Escribía en este blog hace unos años sobre la irreversibilidad de los hechos, sobre las funestas consecuencias de los actos triviales, de apretar un botón. Entre Sara y yo hubo un desencuentro. La relación de confianza que fluía armoniosa sin obstáculos, se quebró de pronto. La causa fue una nimiedad, desde luego, nada que objetivamente merezca ser tenido en cuenta. Pero entonces yo me sentí engañado y empecé a verla de otro modo. Conste que me di cuenta de lo que ocurría, conste que no quise que ocurriera, conste que me repetí mil veces que nada había pasado, deseé mil veces negar lo que había pasado. Pero cuando joven (quizá nunca) no se es capaz de embridar los sentimientos.
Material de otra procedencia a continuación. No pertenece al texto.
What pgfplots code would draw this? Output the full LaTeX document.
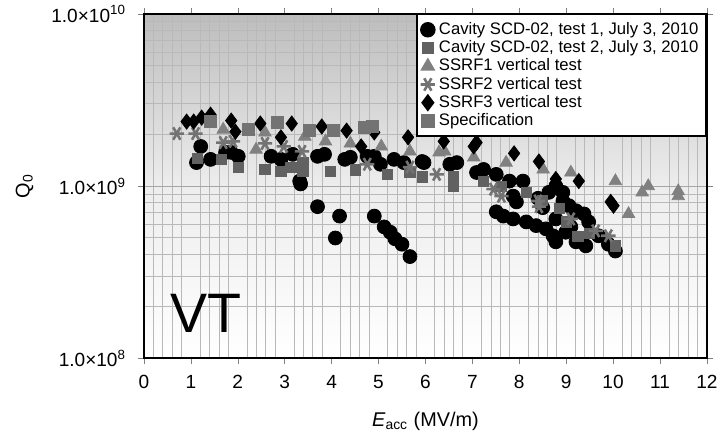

Imagino que ella se sentiría, a su vez, también defraudada. En fin, cosas de chiquillos; piénsese que estoy hablando del 79. Año y pico después yo me fui del Perú y no volvería a verla hasta pasadas casi tres décadas y media. Dos vidas vividas, sin echarnos de menos salvo algún que otro recuerdo inoportuno. Ahora Sara se ha ido y compruebo que la herida nunca cerró del todo. De entrada, esta noche me ha echado de la cama y traído hasta aquí, a intentar exorcizarlas –a ella y a mi angustia– a golpes de teclado. No sé si ésta es una carta de amor que se lleva el viento, pintado en mi voz, a ninguna parte, a ningún buzón.
Lamento lo ocurrido. Espero que, como dice Joaquín, puedas al menos sacar cierta sabiduría de este dolor.